Goal: Copy exactly the lines from the start of the material through the line with "import matplotlib.pyplot as plt". Pictures stay out of the copy.
________________
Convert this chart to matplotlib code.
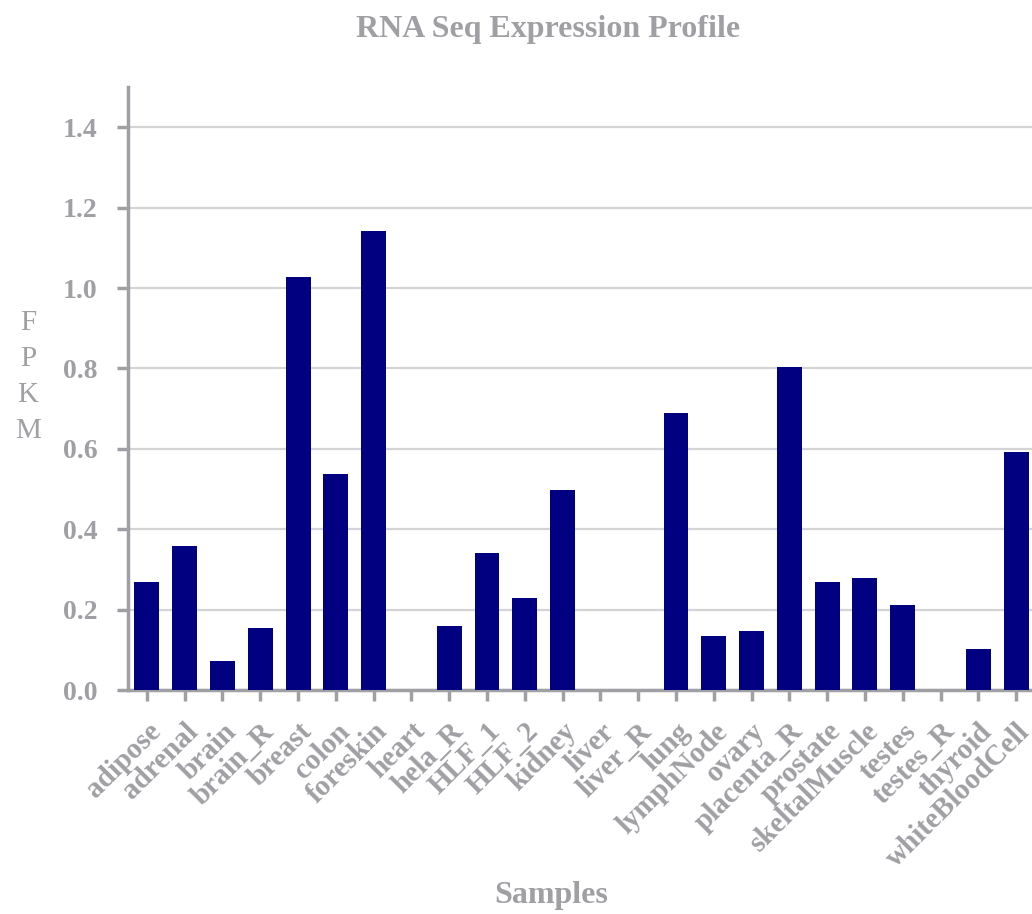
import numpy as np
import matplotlib.pyplot as plt

samples = ['adipose', 'adrenal', 'brain', 'brain_R', 'breast', 'colon', 'foreskin',
           'heart', 'hela_R', 'HLF_1', 'HLF_2', 'kidney', 'liver', 'liver_R', 'lung',
           'lymphNode', 'ovary', 'placenta_R', 'prostate', 'skeltalMuscle', 'testes',
           'testes_R', 'thyroid', 'whiteBloodCell']
fpkm = [0.269, 0.358, 0.072, 0.154, 1.027, 0.537, 1.142,
        0.0, 0.159, 0.341, 0.229, 0.498, 0.0, 0.0, 0.689,
        0.134, 0.147, 0.803, 0.269, 0.279, 0.211,
        0.0, 0.102, 0.592]
yticks = [0.0, 0.2, 0.4, 0.6, 0.8, 1.0, 1.2, 1.4]

grey = '#a0a0a4'
plt.rcParams['font.family'] = ['Liberation Serif', 'DejaVu Serif']

fig = plt.figure(figsize=[10.32, 9.14], dpi=100)
ax = fig.add_axes([128/1032, 1 - 690/914, (1035-128)/1032, (690-87)/914])

x = np.arange(len(samples))
ax.bar(x, fpkm, width=0.66, color='#000080', zorder=3)

ax.set_xlim(-0.5, len(samples) - 0.5)
ax.set_ylim(0, 1.5)
ax.set_yticks(yticks)
ax.set_yticklabels(['{:.1f}'.format(v) for v in yticks], fontsize=20,
                   fontweight='bold', color=grey)
ax.set_xticks(x)
ax.set_xticklabels(samples, rotation=45, ha='right', rotation_mode='anchor',
                   fontsize=21, fontweight='bold', color=grey)

ax.yaxis.grid(True, color='#d4d4d4', linewidth=1.6, zorder=0)
ax.set_axisbelow(True)
for s in ['top', 'right']:
    ax.spines[s].set_visible(False)
for s in ['left', 'bottom']:
    ax.spines[s].set_color(grey)
    ax.spines[s].set_linewidth(2.5)
ax.tick_params(axis='both', colors=grey, length=8, width=2.5, direction='out')
ax.tick_params(axis='y', pad=14, labelcolor=grey)
ax.tick_params(axis='x', pad=12, labelcolor=grey)

fig.text(548/1032, 1 - 29/914, 'RNA Seq Expression Profile', ha='center', va='center',
         fontsize=23, fontweight='bold', color=grey)
fig.text(551/1032, 1 - 895/914, 'Samples', ha='center', va='center',
         fontsize=23, fontweight='bold', color=grey)
fig.text(28/1032, 1 - 377/914, 'F\nP\nK\nM', ha='center', va='center',
         fontsize=21, color=grey, linespacing=1.5)

plt.savefig('out.png', dpi=100)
________________
Solution to the exercise:
Convert this chart to matplotlib code.
import numpy as np
import matplotlib.pyplot as plt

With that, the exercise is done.